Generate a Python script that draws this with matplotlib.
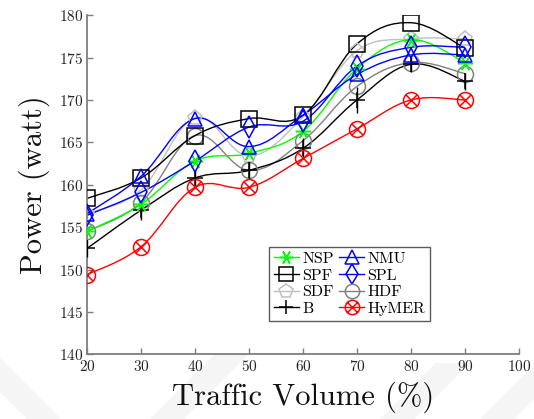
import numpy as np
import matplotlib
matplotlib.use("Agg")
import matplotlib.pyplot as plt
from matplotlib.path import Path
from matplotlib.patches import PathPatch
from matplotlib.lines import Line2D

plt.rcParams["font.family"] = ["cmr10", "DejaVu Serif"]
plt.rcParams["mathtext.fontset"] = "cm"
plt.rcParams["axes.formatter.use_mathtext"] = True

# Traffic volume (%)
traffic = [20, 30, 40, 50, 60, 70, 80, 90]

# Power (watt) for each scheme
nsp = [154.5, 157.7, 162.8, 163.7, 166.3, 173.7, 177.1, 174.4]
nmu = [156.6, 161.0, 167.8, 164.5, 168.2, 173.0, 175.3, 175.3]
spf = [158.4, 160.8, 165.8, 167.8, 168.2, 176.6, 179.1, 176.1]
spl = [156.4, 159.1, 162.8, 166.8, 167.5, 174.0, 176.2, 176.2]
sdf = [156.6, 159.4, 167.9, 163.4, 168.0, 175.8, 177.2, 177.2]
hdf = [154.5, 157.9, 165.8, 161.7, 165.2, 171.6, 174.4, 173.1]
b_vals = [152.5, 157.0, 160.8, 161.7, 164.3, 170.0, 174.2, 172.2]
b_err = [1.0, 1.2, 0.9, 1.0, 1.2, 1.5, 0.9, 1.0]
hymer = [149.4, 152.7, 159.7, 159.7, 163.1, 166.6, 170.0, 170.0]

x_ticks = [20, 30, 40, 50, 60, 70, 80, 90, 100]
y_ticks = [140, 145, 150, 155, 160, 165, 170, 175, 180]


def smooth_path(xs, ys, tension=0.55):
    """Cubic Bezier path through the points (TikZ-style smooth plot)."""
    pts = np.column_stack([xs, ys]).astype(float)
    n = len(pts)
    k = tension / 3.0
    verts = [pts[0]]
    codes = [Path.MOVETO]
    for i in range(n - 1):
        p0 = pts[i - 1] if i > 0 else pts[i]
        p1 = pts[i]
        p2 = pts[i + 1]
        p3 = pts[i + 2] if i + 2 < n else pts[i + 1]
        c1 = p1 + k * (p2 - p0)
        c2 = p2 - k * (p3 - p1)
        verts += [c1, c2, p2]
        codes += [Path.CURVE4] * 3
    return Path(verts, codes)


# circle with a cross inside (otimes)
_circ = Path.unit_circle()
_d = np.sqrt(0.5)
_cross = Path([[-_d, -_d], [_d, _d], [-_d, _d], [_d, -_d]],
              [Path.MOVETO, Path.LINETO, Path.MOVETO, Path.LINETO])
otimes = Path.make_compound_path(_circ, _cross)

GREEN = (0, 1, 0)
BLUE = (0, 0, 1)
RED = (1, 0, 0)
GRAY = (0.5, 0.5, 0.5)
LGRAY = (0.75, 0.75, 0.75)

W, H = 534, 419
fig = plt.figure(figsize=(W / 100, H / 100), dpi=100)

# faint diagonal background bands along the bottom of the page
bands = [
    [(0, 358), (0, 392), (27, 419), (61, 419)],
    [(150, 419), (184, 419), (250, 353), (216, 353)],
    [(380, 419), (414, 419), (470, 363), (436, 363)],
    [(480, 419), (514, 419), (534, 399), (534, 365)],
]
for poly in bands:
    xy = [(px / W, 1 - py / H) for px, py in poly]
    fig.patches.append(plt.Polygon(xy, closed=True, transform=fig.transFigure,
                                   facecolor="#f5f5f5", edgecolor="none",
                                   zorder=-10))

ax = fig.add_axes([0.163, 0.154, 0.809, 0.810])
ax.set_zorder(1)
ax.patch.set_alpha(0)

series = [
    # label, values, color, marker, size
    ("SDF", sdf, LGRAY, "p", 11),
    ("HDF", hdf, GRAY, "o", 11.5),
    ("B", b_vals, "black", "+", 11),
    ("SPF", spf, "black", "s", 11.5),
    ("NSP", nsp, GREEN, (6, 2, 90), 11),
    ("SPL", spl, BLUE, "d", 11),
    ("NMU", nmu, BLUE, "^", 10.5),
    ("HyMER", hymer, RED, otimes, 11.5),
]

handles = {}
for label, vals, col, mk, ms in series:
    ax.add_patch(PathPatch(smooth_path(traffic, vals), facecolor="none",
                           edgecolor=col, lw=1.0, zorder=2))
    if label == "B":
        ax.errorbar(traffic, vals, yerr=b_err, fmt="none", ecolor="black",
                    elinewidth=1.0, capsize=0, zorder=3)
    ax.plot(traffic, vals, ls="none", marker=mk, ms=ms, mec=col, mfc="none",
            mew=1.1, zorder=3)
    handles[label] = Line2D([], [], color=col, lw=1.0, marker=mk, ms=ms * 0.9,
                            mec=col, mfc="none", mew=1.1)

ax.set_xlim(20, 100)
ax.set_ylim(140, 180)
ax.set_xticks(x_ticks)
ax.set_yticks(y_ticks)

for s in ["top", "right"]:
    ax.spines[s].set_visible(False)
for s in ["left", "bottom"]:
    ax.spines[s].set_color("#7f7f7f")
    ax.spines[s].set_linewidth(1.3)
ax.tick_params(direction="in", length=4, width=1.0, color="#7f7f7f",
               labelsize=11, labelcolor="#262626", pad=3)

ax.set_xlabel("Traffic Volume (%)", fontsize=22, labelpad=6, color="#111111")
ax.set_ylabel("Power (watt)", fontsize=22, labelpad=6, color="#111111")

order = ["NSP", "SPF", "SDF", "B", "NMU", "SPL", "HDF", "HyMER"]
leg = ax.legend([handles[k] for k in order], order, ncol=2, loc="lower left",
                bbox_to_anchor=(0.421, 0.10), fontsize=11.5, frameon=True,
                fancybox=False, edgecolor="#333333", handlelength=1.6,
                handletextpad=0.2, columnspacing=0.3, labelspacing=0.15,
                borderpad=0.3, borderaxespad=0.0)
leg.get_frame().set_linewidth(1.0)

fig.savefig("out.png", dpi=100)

→ THE REQUEST
Exactly restate the lines from the beginning of the data through the line with "traffic = [20, 30, 40, 50, 60, 70, 80, 90]", and no others, keeping pictures out.

→ OUTPUT OF THE TASK
Generate a Python script that draws this with matplotlib.
import numpy as np
import matplotlib
matplotlib.use("Agg")
import matplotlib.pyplot as plt
from matplotlib.path import Path
from matplotlib.patches import PathPatch
from matplotlib.lines import Line2D

plt.rcParams["font.family"] = ["cmr10", "DejaVu Serif"]
plt.rcParams["mathtext.fontset"] = "cm"
plt.rcParams["axes.formatter.use_mathtext"] = True

# Traffic volume (%)
traffic = [20, 30, 40, 50, 60, 70, 80, 90]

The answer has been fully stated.